• What to produce:
Show all lines from the data that include the word "this".

— BEGIN Excerpted data —

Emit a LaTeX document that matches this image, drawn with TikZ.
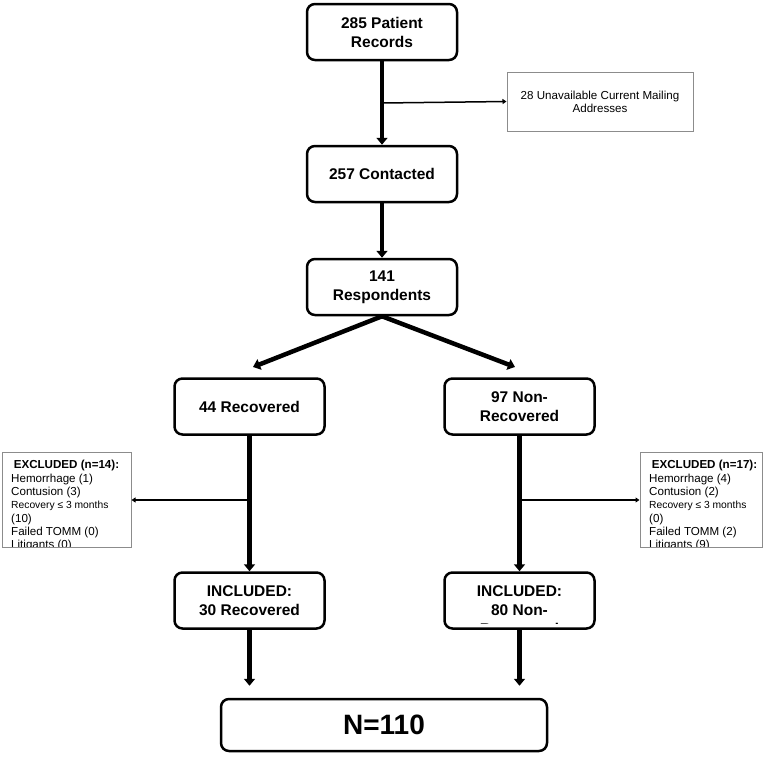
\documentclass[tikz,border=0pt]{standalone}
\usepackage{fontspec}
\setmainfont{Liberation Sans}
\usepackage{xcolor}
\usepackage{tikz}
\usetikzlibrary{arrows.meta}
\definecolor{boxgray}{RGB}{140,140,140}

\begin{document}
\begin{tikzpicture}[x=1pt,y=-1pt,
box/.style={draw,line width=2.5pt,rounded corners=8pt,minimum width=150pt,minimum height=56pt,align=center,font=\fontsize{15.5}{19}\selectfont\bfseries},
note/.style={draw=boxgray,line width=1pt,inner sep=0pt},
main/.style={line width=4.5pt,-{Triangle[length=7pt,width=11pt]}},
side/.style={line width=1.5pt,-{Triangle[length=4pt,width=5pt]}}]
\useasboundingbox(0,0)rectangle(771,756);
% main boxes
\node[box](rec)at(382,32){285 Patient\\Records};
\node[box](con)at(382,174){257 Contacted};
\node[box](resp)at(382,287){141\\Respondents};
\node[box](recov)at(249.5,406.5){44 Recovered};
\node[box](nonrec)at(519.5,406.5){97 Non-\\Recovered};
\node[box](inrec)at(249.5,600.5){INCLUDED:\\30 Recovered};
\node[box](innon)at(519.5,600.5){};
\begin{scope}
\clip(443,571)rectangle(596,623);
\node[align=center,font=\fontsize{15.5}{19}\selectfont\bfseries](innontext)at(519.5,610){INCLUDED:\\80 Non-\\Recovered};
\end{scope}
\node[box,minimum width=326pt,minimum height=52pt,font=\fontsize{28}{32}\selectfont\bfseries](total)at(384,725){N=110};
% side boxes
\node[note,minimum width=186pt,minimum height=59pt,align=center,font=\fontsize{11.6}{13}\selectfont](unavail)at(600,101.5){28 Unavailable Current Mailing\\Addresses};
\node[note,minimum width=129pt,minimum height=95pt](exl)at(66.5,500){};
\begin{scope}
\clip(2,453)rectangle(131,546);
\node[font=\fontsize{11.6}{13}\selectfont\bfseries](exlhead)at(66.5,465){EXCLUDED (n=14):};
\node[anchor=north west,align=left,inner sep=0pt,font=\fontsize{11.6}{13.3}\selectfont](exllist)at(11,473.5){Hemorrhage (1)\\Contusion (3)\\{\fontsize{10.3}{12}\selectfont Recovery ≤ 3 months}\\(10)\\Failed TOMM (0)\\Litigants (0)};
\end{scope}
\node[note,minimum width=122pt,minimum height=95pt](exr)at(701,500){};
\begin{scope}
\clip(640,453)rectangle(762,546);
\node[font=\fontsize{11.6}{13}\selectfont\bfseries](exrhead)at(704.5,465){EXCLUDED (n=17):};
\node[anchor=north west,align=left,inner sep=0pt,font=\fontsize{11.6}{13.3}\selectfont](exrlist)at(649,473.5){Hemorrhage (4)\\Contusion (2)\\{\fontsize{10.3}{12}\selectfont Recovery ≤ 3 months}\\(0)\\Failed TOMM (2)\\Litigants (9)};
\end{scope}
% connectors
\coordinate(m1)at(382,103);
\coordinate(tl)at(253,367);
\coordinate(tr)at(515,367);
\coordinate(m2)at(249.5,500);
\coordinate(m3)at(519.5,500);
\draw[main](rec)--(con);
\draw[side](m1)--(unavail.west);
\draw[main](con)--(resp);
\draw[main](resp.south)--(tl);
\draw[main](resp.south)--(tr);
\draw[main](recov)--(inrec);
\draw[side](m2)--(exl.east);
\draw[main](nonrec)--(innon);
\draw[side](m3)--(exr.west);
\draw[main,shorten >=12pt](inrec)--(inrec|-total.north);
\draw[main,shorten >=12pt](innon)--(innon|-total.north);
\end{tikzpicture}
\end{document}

— END Excerpted data —
— BEGIN Excerpted data —

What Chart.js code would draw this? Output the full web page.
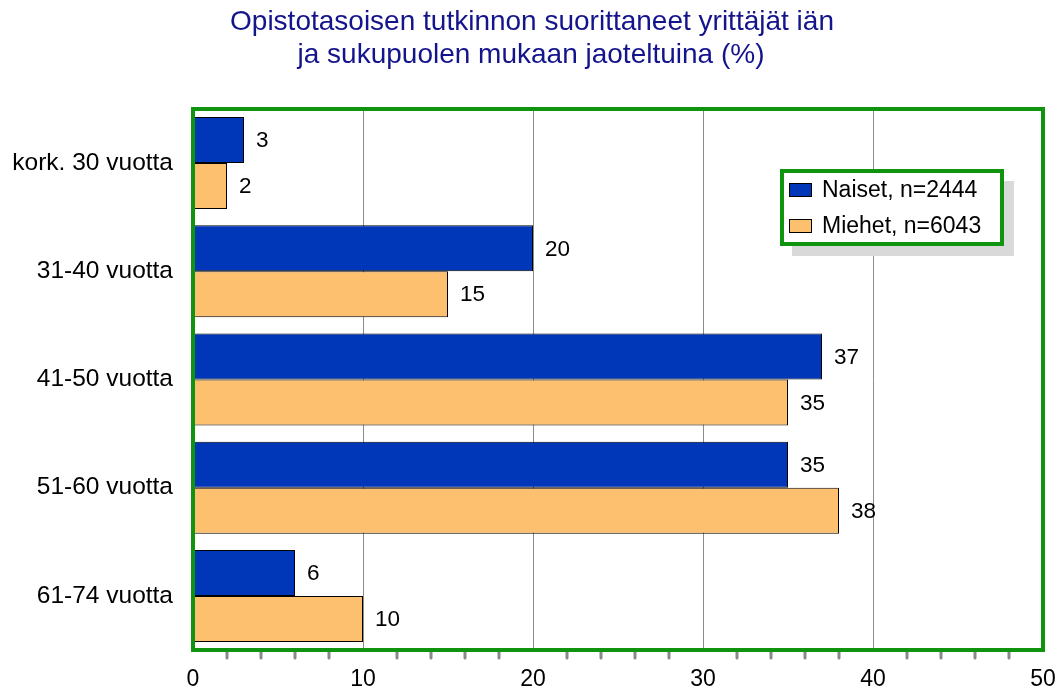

— END Excerpted data —

• Output:
Emit a LaTeX document that matches this image, drawn with TikZ.
What Chart.js code would draw this? Output the full web page.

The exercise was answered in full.